India Jadi Raja Tepung Telur Dunia, RI Makin Tertinggal
Jakarta, CNBC Indonesia - Penyakit kecanduan impor Indonesia dari tahun ke tahun tak kunjung pulih. Dari mulai komoditas seperti kedelai sampai dengan produk olahan telur atau tepung telur.
Indonesia rutin mengimpor tepung telur dan menunjukkan tren kenaikan setiap tahunnya. Padahal, dulunya Indonesia merupakan salah satu negara swasembada kedelai, namun kini untuk memenuhi seluruh kebutuhan kedelai dalam negeri, Indonesia harus melakukan impor.
Menurut data Kementerian Perdagangan, nilai impor tepung telur pada Januari-November 2022 sebesar US$9,95 juta. Angka ini naik 17,97% (year on year/yoy).
Pada periode yang sama, volumenya pun mencapai 1,71 ribu ton atau naik 3,12% jika dibandingkan dengan tahun sebelumnya.
Adapun negara utama asal impor tepung telur Indonesia adalah India, dengan pangsa mencapai 98% dari nilai total impor tepung telur periode Januari-November 2022. Artinya, impor tepung telur asal India meningkat cukup signifikan pada Januari-November 2022. Hal yang sama juga terjadi dalam waktu 5 tahun terakhir.
Dengan demikian, dapat dikatakan bahwa India telah berhasil dalam hal memproduksi tepung telur sampai dengan komoditas penunjang lainnya, seperti jagung dan kedelai sebagai bahan baku pakan ternak.
Ketua Asosiasi Peternak Layer Nasional (PLN) Musbar Mesdi mengaku dirinya sudah dari sejak lama mempertanyakan resep sukses India dalam memproduksi tepung telur. Ia melihat, kenapa harga dari 1kg tepung telur di India bisa lebih murah ketimbang dengan di Indonesia?. Hal ini karena, menurut dia, di Indonesia sendiri bahan baku pakannya paling mahal di tingkat Asia.

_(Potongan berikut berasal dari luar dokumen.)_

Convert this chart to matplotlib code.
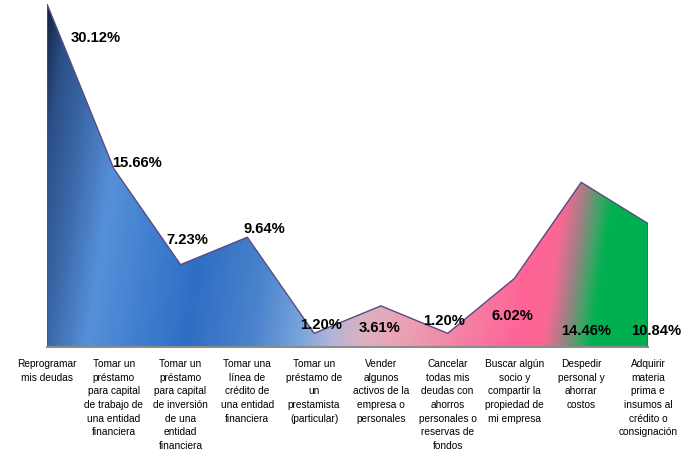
import numpy as np
import matplotlib
matplotlib.use("Agg")
import matplotlib.pyplot as plt
from matplotlib.colors import LinearSegmentedColormap

categories = [
    "Reprogramar\nmis deudas",
    "Tomar un\npréstamo\npara capital\nde trabajo de\nuna entidad\nfinanciera",
    "Tomar un\npréstamo\npara capital\nde inversión\nde una\nentidad\nfinanciera",
    "Tomar una\nlínea de\ncrédito de\nuna entidad\nfinanciera",
    "Tomar un\npréstamo de\nun\nprestamista\n(particular)",
    "Vender\nalgunos\nactivos de la\nempresa o\npersonales",
    "Cancelar\ntodas mis\ndeudas con\nahorros\npersonales o\nreservas de\nfondos",
    "Buscar algún\nsocio y\ncompartir la\npropiedad de\nmi empresa",
    "Despedir\npersonal y\nahorrar\ncostos",
    "Adquirir\nmateria\nprima e\ninsumos al\ncrédito o\nconsignación",
]
values = [30.12, 15.66, 7.23, 9.64, 1.20, 3.61, 1.20, 6.02, 14.46, 10.84]
value_labels = ["30.12%", "15.66%", "7.23%", "9.64%", "1.20%", "3.61%", "1.20%", "6.02%", "14.46%", "10.84%"]

# label offsets in pixels (dx, dy) relative to each vertex
label_offsets = [(49, -33), (23, 7), (7, 26), (17, 9), (7, 9),
                 (-1, -21), (-4, 13), (-2, -37), (5, -148), (8, -106)]

font = "Liberation Sans"

W, H = 681, 456
fig = plt.figure(figsize=(W / 100, H / 100), dpi=100)
L, R, T, B = 47, 648, 5, 348
ax = fig.add_axes([L / W, (H - B) / H, (R - L) / W, (B - T) / H])

n = len(values)
x = np.arange(n)
ax.set_xlim(0, n - 1)
ax.set_ylim(0, max(values))

# gradient (tilted, mostly horizontal)
stops = [
    (0.000, "#132542"),
    (0.030, "#2b4e86"),
    (0.080, "#3c6aaa"),
    (0.137, "#5690da"),
    (0.200, "#4482d0"),
    (0.290, "#2f6ec4"),
    (0.390, "#4a82cc"),
    (0.467, "#7aa6dc"),
    (0.513, "#b4b4d8"),
    (0.559, "#dcb0c0"),
    (0.620, "#eaa2b4"),
    (0.727, "#f67ca2"),
    (0.800, "#ff6496"),
    (0.840, "#fa6894"),
    (0.870, "#a08084"),
    (0.895, "#40a466"),
    (0.915, "#00b050"),
    (1.000, "#00b050"),
]
cmap = LinearSegmentedColormap.from_list("g", stops)
xs = np.linspace(0, n - 1, 700)
ys = np.linspace(0, max(values), 400)
XX, YY = np.meshgrid(xs, ys)
px = XX * (R - L) / (n - 1)
ph = YY * (B - T) / max(values)
t = (px - 0.15 * ph)
tmin, tmax = -0.15 * (B - T), (R - L)
tt = (t - tmin) / (tmax - tmin)
im = ax.imshow(tt, cmap=cmap, vmin=0, vmax=1, extent=[0, n - 1, 0, max(values)],
               origin="lower", aspect="auto", interpolation="bilinear", zorder=1)
poly = ax.fill_between(x, values, 0, facecolor="none", edgecolor="none")
path = poly.get_paths()[0]
im.set_clip_path(path, transform=ax.transData)

ax.plot(np.r_[x[0], x, x[-1]], np.r_[0, values, 0], color="#5a4a82", lw=1.0, zorder=3)

for sp in ["top", "right", "left"]:
    ax.spines[sp].set_visible(False)
ax.spines["bottom"].set_color("#8c8c8c")
ax.spines["bottom"].set_linewidth(1.5)
ax.spines["bottom"].set_zorder(4)
ax.set_yticks([])
ax.set_xticks(x)
ax.set_xticklabels(categories, family=font, fontsize=7.3, linespacing=1.45, va="top")
ax.tick_params(axis="x", length=0, pad=8)

for i, (v, lab) in enumerate(zip(values, value_labels)):
    dx, dy = label_offsets[i]
    ax.annotate(lab, (i, v), xytext=(dx, dy), textcoords="offset pixels",
                ha="center", va="center", fontsize=10.6, fontweight="bold",
                family=font, zorder=5, annotation_clip=False)

fig.savefig("out.png", dpi=100)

"Bahan paku impor kita mahal lho, kita hanya bisa swasembada jagung, tetapi kedelai kita nggak bisa swasembada," Kata Musbar kepada CNBC Indonesia, Rabu (1/2/2023).
Sumber utamanya adalah dari bahan pakan ternak itu sendiri, seperti jagung dan kedelai. Jadi, dengan adanya ketersediaan komoditas untuk bahan pakan ternak sehingga akan membuat harga telur menjadi stabil, tidak fluktuatif seperti di Indonesia. Dengan begitu, produksi tepung telur pun bisa berjalan dengan lancar karena kontinuitas dari supply yang terpenuhi. Padahal, Indonesia dulunya termasuk negara yang swasembada kedelai.

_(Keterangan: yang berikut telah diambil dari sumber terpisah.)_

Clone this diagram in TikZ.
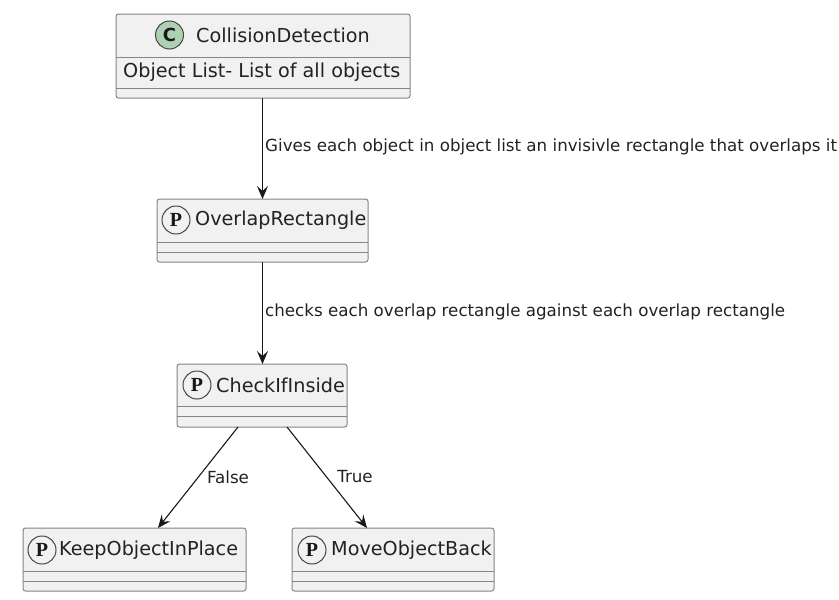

"India kan bisa memproduksi kedelai sendiri, itu yang salah satunya diekspor ke Indonesia. Nah jadi kalau India bisa swasembada kedelai, di Indonesia kita belum belajar bagaimana caranya swasembada kedelai, karena kebutuhan buat tahu tempe saja kita masih menggantungkan pada kedelai GMO. Sebelum tahun 1995-1996 kita swasembada kedelai loh, sekarang kok kita jadi importir kedelai terbesar di tingkat Asia," ujarnya.
"Kalau (harga tepung telur) India bisa murah, karena mereka bisa swasembada kedelai. (Sedangkan) Indonesia kedelainya 100% impor, bagaimana mau efisien ya? Kita yang bisa bersaing hanya harga jagung vs jagung impor, kadangkala sama atau beda tipis saja," tambah Musbar.
Selain itu, Musbar menjelaskan bahwa dalam proses pembuatan tepung telur, telur yang digunakan harus telur segar (fresh egg), tidak bisa bahan bakunya diganti dengan telur breeding broiler. "Karena ada bintik darahnya, tidak direkomendasikan oleh FAO (Food and Agriculture Organization) ya," tuturnya.